Morgan Stanley has identified Amazon (NASDAQ:AMZN) as its Top Pick, arguing that both AWS and the company’s Retail division are under-recognized winners in generative AI. The firm believes Amazon is well placed not only to benefit from, but also to shape, the next phase of AI-led transformation.
Although investors have been debating the payoff from heavy AI-related capital expenditures, Morgan Stanley analyst Brian Nowak said he remains optimistic “through this uncertainty” and highlighted two major catalysts that could drive a re-rating of the stock.
The first revolves around the sustainability of AWS growth. Nowak contends that demand for AWS services remains robust and that backlog trends point to growth above 30% “for quite some time.” However, he cautioned that the pace of acceleration is currently being constrained by limited capacity as new data centers come online.

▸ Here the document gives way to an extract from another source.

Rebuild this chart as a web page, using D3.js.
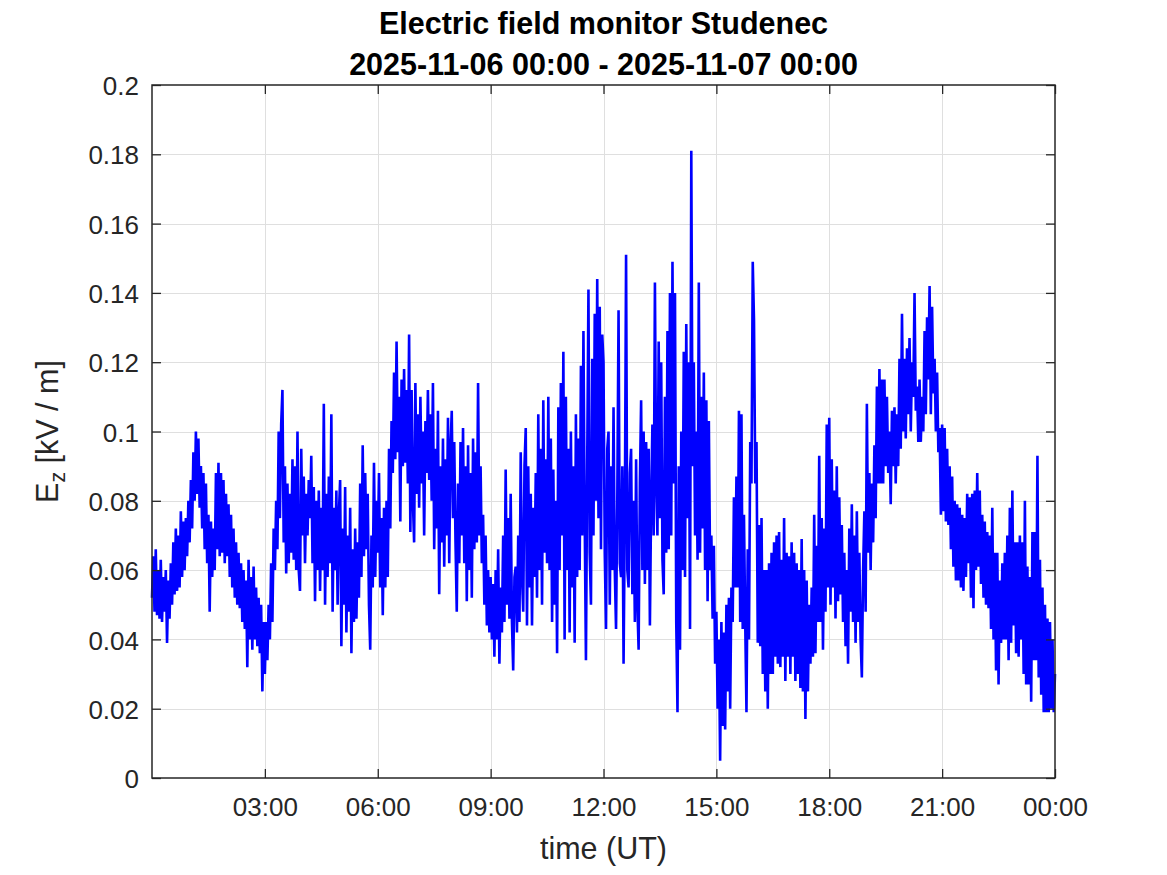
<!DOCTYPE html>
<html>
<head>
<meta charset="utf-8">
<script src="https://cdn.jsdelivr.net/npm/d3@7"></script>
<style>
  html, body { margin: 0; padding: 0; background: #fff; }
  svg { display: block; }
  text { font-family: "Liberation Sans", Arial, Helvetica, sans-serif; }
</style>
</head>
<body>
<svg id="chart" width="1167" height="875"></svg>
<script>
// ---------------- data (kV/m, one sample every 2 minutes, 30 per hour) ----------------
const titleLines = ["Electric field monitor Studenec", "2025-11-06 00:00 - 2025-11-07 00:00"];
const xLabel = "time (UT)";
const xTickLabels = ["03:00", "06:00", "09:00", "12:00", "15:00", "18:00", "21:00", "00:00"];
const yTickValues = [0, 0.02, 0.04, 0.06, 0.08, 0.1, 0.12, 0.14, 0.16, 0.18, 0.2];
const yTickLabels = ["0", "0.02", "0.04", "0.06", "0.08", "0.1", "0.12", "0.14", "0.16", "0.18", "0.2"];

const ez00_06 = [
  0.052, 0.064, 0.048, 0.066, 0.047, 0.060, 0.046, 0.063, 0.045, 0.058, 0.048, 0.060, 0.039, 0.057, 0.046, 0.062, 0.050, 0.068, 0.053, 0.072, 0.054, 0.070, 0.055, 0.077, 0.058, 0.074, 0.060, 0.075, 0.064, 0.080,
  0.068, 0.086, 0.072, 0.094, 0.080, 0.100, 0.082, 0.098, 0.078, 0.090, 0.072, 0.088, 0.066, 0.085, 0.062, 0.076, 0.048, 0.074, 0.058, 0.072, 0.060, 0.088, 0.066, 0.091, 0.064, 0.088, 0.065, 0.086, 0.062, 0.082,
  0.064, 0.079, 0.058, 0.076, 0.055, 0.072, 0.052, 0.068, 0.050, 0.065, 0.049, 0.062, 0.045, 0.060, 0.043, 0.057, 0.032, 0.063, 0.040, 0.058, 0.037, 0.061, 0.040, 0.055, 0.038, 0.052, 0.036, 0.050, 0.025, 0.045,
  0.030, 0.045, 0.034, 0.050, 0.040, 0.062, 0.045, 0.072, 0.060, 0.080, 0.066, 0.100, 0.075, 0.102, 0.112, 0.068, 0.090, 0.059, 0.085, 0.062, 0.082, 0.065, 0.092, 0.063, 0.090, 0.060, 0.100, 0.060, 0.054, 0.095,
  0.070, 0.087, 0.062, 0.082, 0.070, 0.086, 0.075, 0.093, 0.062, 0.084, 0.051, 0.080, 0.060, 0.083, 0.054, 0.078, 0.060, 0.108, 0.050, 0.082, 0.058, 0.087, 0.062, 0.105, 0.048, 0.078, 0.060, 0.083, 0.050, 0.076,
  0.086, 0.038, 0.072, 0.050, 0.084, 0.042, 0.070, 0.048, 0.078, 0.036, 0.066, 0.045, 0.072, 0.046, 0.068, 0.052, 0.085, 0.058, 0.096, 0.064, 0.088, 0.066, 0.082, 0.050, 0.037, 0.070, 0.055, 0.091, 0.058, 0.080
];
const ez06_12 = [
  0.065, 0.088, 0.055, 0.075, 0.047, 0.078, 0.055, 0.080, 0.058, 0.095, 0.072, 0.103, 0.088, 0.117, 0.092, 0.126, 0.094, 0.110, 0.074, 0.115, 0.090, 0.118, 0.091, 0.112, 0.085, 0.128, 0.071, 0.112, 0.080, 0.068,
  0.114, 0.082, 0.105, 0.078, 0.110, 0.085, 0.100, 0.070, 0.103, 0.088, 0.112, 0.086, 0.105, 0.080, 0.114, 0.066, 0.095, 0.072, 0.106, 0.053, 0.090, 0.068, 0.098, 0.061, 0.092, 0.070, 0.104, 0.062, 0.095, 0.106,
  0.075, 0.097, 0.068, 0.048, 0.085, 0.062, 0.097, 0.070, 0.101, 0.062, 0.090, 0.051, 0.096, 0.060, 0.088, 0.052, 0.098, 0.066, 0.094, 0.068, 0.114, 0.070, 0.090, 0.062, 0.076, 0.050, 0.070, 0.044, 0.060, 0.042,
  0.058, 0.040, 0.056, 0.035, 0.060, 0.040, 0.066, 0.033, 0.055, 0.042, 0.070, 0.045, 0.089, 0.050, 0.075, 0.046, 0.082, 0.045, 0.031, 0.058, 0.061, 0.042, 0.070, 0.045, 0.094, 0.058, 0.048, 0.090, 0.101, 0.044,
  0.090, 0.055, 0.082, 0.044, 0.078, 0.058, 0.088, 0.052, 0.105, 0.060, 0.095, 0.050, 0.109, 0.065, 0.092, 0.062, 0.110, 0.060, 0.098, 0.045, 0.089, 0.050, 0.080, 0.036, 0.107, 0.060, 0.114, 0.070, 0.123, 0.040,
  0.110, 0.060, 0.095, 0.042, 0.100, 0.055, 0.090, 0.039, 0.105, 0.058, 0.098, 0.060, 0.119, 0.070, 0.129, 0.075, 0.034, 0.090, 0.141, 0.065, 0.050, 0.121, 0.070, 0.134, 0.080, 0.144, 0.075, 0.136, 0.066, 0.128
];
const ez12_18 = [
  0.120, 0.065, 0.043, 0.095, 0.100, 0.050, 0.090, 0.060, 0.107, 0.060, 0.043, 0.080, 0.135, 0.062, 0.058, 0.090, 0.033, 0.075, 0.151, 0.060, 0.055, 0.088, 0.095, 0.053, 0.080, 0.045, 0.092, 0.050, 0.037, 0.085,
  0.109, 0.060, 0.100, 0.056, 0.097, 0.060, 0.095, 0.044, 0.080, 0.102, 0.070, 0.143, 0.085, 0.070, 0.126, 0.075, 0.120, 0.063, 0.053, 0.110, 0.065, 0.129, 0.066, 0.140, 0.070, 0.149, 0.085, 0.140, 0.045, 0.019,
  0.090, 0.037, 0.100, 0.060, 0.123, 0.058, 0.131, 0.075, 0.120, 0.043, 0.181, 0.090, 0.120, 0.070, 0.100, 0.063, 0.143, 0.065, 0.110, 0.072, 0.117, 0.060, 0.109, 0.051, 0.103, 0.060, 0.070, 0.046, 0.067, 0.033,
  0.048, 0.020, 0.040, 0.005, 0.045, 0.015, 0.042, 0.014, 0.050, 0.025, 0.052, 0.020, 0.055, 0.045, 0.081, 0.055, 0.087, 0.055, 0.106, 0.045, 0.105, 0.043, 0.076, 0.045, 0.019, 0.066, 0.040, 0.097, 0.085, 0.149,
  0.132, 0.085, 0.097, 0.039, 0.073, 0.038, 0.075, 0.030, 0.060, 0.025, 0.060, 0.020, 0.062, 0.030, 0.065, 0.030, 0.068, 0.035, 0.070, 0.033, 0.071, 0.032, 0.063, 0.035, 0.075, 0.028, 0.065, 0.035, 0.064, 0.030,
  0.068, 0.035, 0.065, 0.028, 0.062, 0.030, 0.060, 0.026, 0.069, 0.025, 0.060, 0.017, 0.057, 0.025, 0.050, 0.033, 0.055, 0.035, 0.076, 0.036, 0.067, 0.045, 0.093, 0.045, 0.075, 0.037, 0.072, 0.048, 0.102, 0.055
];
const ez18_24 = [
  0.104, 0.050, 0.092, 0.055, 0.083, 0.046, 0.090, 0.051, 0.081, 0.053, 0.073, 0.045, 0.065, 0.038, 0.060, 0.033, 0.072, 0.048, 0.079, 0.045, 0.070, 0.039, 0.077, 0.045, 0.065, 0.040, 0.029, 0.060, 0.077, 0.048,
  0.108, 0.065, 0.088, 0.060, 0.085, 0.068, 0.096, 0.075, 0.113, 0.085, 0.118, 0.085, 0.115, 0.085, 0.115, 0.090, 0.110, 0.088, 0.100, 0.079, 0.106, 0.090, 0.107, 0.085, 0.105, 0.090, 0.121, 0.095, 0.134, 0.100,
  0.121, 0.098, 0.124, 0.105, 0.127, 0.100, 0.120, 0.110, 0.140, 0.106, 0.113, 0.097, 0.115, 0.097, 0.110, 0.100, 0.129, 0.105, 0.133, 0.115, 0.142, 0.105, 0.136, 0.111, 0.121, 0.100, 0.117, 0.094, 0.101, 0.076,
  0.102, 0.077, 0.101, 0.074, 0.095, 0.073, 0.090, 0.066, 0.087, 0.061, 0.080, 0.057, 0.079, 0.057, 0.078, 0.055, 0.076, 0.054, 0.075, 0.058, 0.082, 0.062, 0.081, 0.052, 0.082, 0.049, 0.083, 0.060, 0.088, 0.061,
  0.083, 0.056, 0.076, 0.052, 0.074, 0.050, 0.071, 0.049, 0.070, 0.043, 0.078, 0.040, 0.065, 0.031, 0.065, 0.027, 0.057, 0.039, 0.062, 0.040, 0.065, 0.040, 0.070, 0.034, 0.078, 0.039, 0.083, 0.044, 0.068, 0.036,
  0.068, 0.035, 0.070, 0.040, 0.068, 0.030, 0.080, 0.027, 0.061, 0.027, 0.058, 0.022, 0.071, 0.034, 0.071, 0.034, 0.093, 0.029, 0.063, 0.024, 0.055, 0.019, 0.050, 0.019, 0.046, 0.019, 0.045, 0.020, 0.040, 0.019
];
const ezEnd = [0.030];

// ---------------- chart ----------------
const W = 1167, H = 875;
const M = { left: 152, right: 1055, top: 85, bottom: 778 };
const AX = "#262626";
const FONT_TICK = 26, FONT_LABEL = 30.5, FONT_TITLE = 30.5;

const t0 = Date.UTC(2025, 10, 6, 0, 0);
const HOUR = 3600 * 1000;
const values = [...ez00_06, ...ez06_12, ...ez12_18, ...ez18_24, ...ezEnd];
const STEP = 24 * HOUR / (values.length - 1);
const data = values.map((v, i) => ({ t: new Date(t0 + i * STEP), v }));

const x = d3.scaleUtc().domain([new Date(t0), new Date(t0 + 24 * HOUR)]).range([M.left, M.right]);
const y = d3.scaleLinear().domain([0, 0.2]).range([M.bottom, M.top]);
const xTicks = xTickLabels.map((_, i) => new Date(t0 + (i + 1) * 3 * HOUR));

const svg = d3.select("#chart");
svg.append("rect").attr("width", W).attr("height", H).attr("fill", "#fff");

// grid
const grid = svg.append("g").attr("stroke", "#dfdfdf").attr("stroke-width", 1);
grid.selectAll("line.gx").data(xTicks.slice(0, -1)).join("line")
  .attr("x1", d => Math.round(x(d)) + 0.5).attr("x2", d => Math.round(x(d)) + 0.5)
  .attr("y1", M.top).attr("y2", M.bottom);
grid.selectAll("line.gy").data(yTickValues.slice(1, -1)).join("line")
  .attr("y1", d => Math.round(y(d)) + 0.5).attr("y2", d => Math.round(y(d)) + 0.5)
  .attr("x1", M.left).attr("x2", M.right);

// data line
const line = d3.line().x(d => x(d.t)).y(d => y(d.v));
svg.append("path").datum(data)
  .attr("d", line)
  .attr("fill", "none")
  .attr("stroke", "#0000ff")
  .attr("stroke-width", 2.6)
  .attr("stroke-linejoin", "miter")
  .attr("stroke-miterlimit", 2);

// axes (inward ticks on all four sides)
function styleAxis(g) {
  g.select(".domain").remove();
  g.selectAll(".tick line").attr("stroke", AX).attr("stroke-width", 1.3);
  g.selectAll(".tick text").attr("fill", AX).attr("font-size", FONT_TICK);
}
const yLabelMap = new Map(yTickValues.map((v, i) => [v, yTickLabels[i]]));
const xLabelMap = new Map(xTicks.map((d, i) => [+d, xTickLabels[i]]));

svg.append("g").attr("transform", `translate(${M.left},0)`)
  .call(d3.axisLeft(y).tickValues(yTickValues).tickSize(-9).tickPadding(13)
    .tickFormat(d => yLabelMap.get(d)))
  .call(styleAxis)
  .call(g => g.selectAll(".tick text").attr("dy", "0.37em"));
svg.append("g").attr("transform", `translate(${M.right},0)`)
  .call(d3.axisRight(y).tickValues(yTickValues).tickSize(-9).tickFormat(""))
  .call(styleAxis);
svg.append("g").attr("transform", `translate(0,${M.bottom})`)
  .call(d3.axisBottom(x).tickValues(xTicks).tickSize(-9).tickPadding(20)
    .tickFormat(d => xLabelMap.get(+d)))
  .call(styleAxis);
svg.append("g").attr("transform", `translate(0,${M.top})`)
  .call(d3.axisTop(x).tickValues(xTicks).tickSize(-9).tickFormat(""))
  .call(styleAxis);

// box
svg.append("rect")
  .attr("x", M.left).attr("y", M.top)
  .attr("width", M.right - M.left).attr("height", M.bottom - M.top)
  .attr("fill", "none").attr("stroke", AX).attr("stroke-width", 1.5);

// title
const cx = (M.left + M.right) / 2;
svg.append("text").attr("x", cx).attr("y", 34).attr("text-anchor", "middle")
  .attr("font-size", FONT_TITLE).attr("font-weight", "bold").attr("fill", "#000")
  .text(titleLines[0]);
svg.append("text").attr("x", cx).attr("y", 75).attr("text-anchor", "middle")
  .attr("font-size", FONT_TITLE).attr("font-weight", "bold").attr("fill", "#000")
  .text(titleLines[1]);

// x label
svg.append("text").attr("x", cx).attr("y", 859).attr("text-anchor", "middle")
  .attr("font-size", FONT_LABEL).attr("fill", AX).text(xLabel);

// y label
const yl = svg.append("text")
  .attr("transform", `translate(58,${(M.top + M.bottom) / 2}) rotate(-90)`)
  .attr("text-anchor", "middle").attr("font-size", FONT_LABEL).attr("fill", AX);
yl.append("tspan").text("E");
yl.append("tspan").attr("font-size", FONT_LABEL * 0.7).attr("dy", 7).text("z");
yl.append("tspan").attr("dy", -7).text(" [kV / m]");
</script>
</body>
</html>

To evaluate AI returns, Nowak applies a “capex yield analysis,” which looks at incremental revenue relative to the prior year’s capital spending. Under his base-case scenario, the implied yield is about 50% below the long-term average, indicating potential upside to AWS revenue if data center openings align more closely with investment levels.
He estimates that every 5% increase in yield would translate into roughly 130 basis points of additional AWS growth, and that a yield approaching $0.45 could push AWS growth into the mid-30% range year over year.
“As AWS opens more data centers, this “yield” should improve and AWS should continue to accelerate,” he wrote.
The second potential catalyst is what Nowak describes as agentic commerce. He believes Amazon’s expanding last-mile inventory footprint, ongoing infrastructure buildout and technology investments position it to lead in both vertical and horizontal AI-driven shopping experiences.
Amazon’s proprietary AI shopping assistant, Rufus, is already contributing around 140 basis points to fourth-quarter 2025 gross merchandise value growth, according to Nowak.
The company has also acknowledged the need to “collectively figure out a better customer experience” with horizontal AI agents, and noted that “we continue to have a number of conversations,” suggesting that partnership announcements may follow.
“We look for AMZN horizontal agentic partnerships to emerge, which will make investors feel more confident in AMZN’s long-term positioning,” Nowak wrote.
Currently, Amazon shares trade at approximately 19 times projected 2027 GAAP earnings per share, based on expected forward EPS growth of about 20%. On a PEG basis, that represents roughly a 40% discount to peers.
Morgan Stanley maintained its Overweight rating on the stock and reiterated a $300 price target, implying potential upside of about 50% from recent trading levels.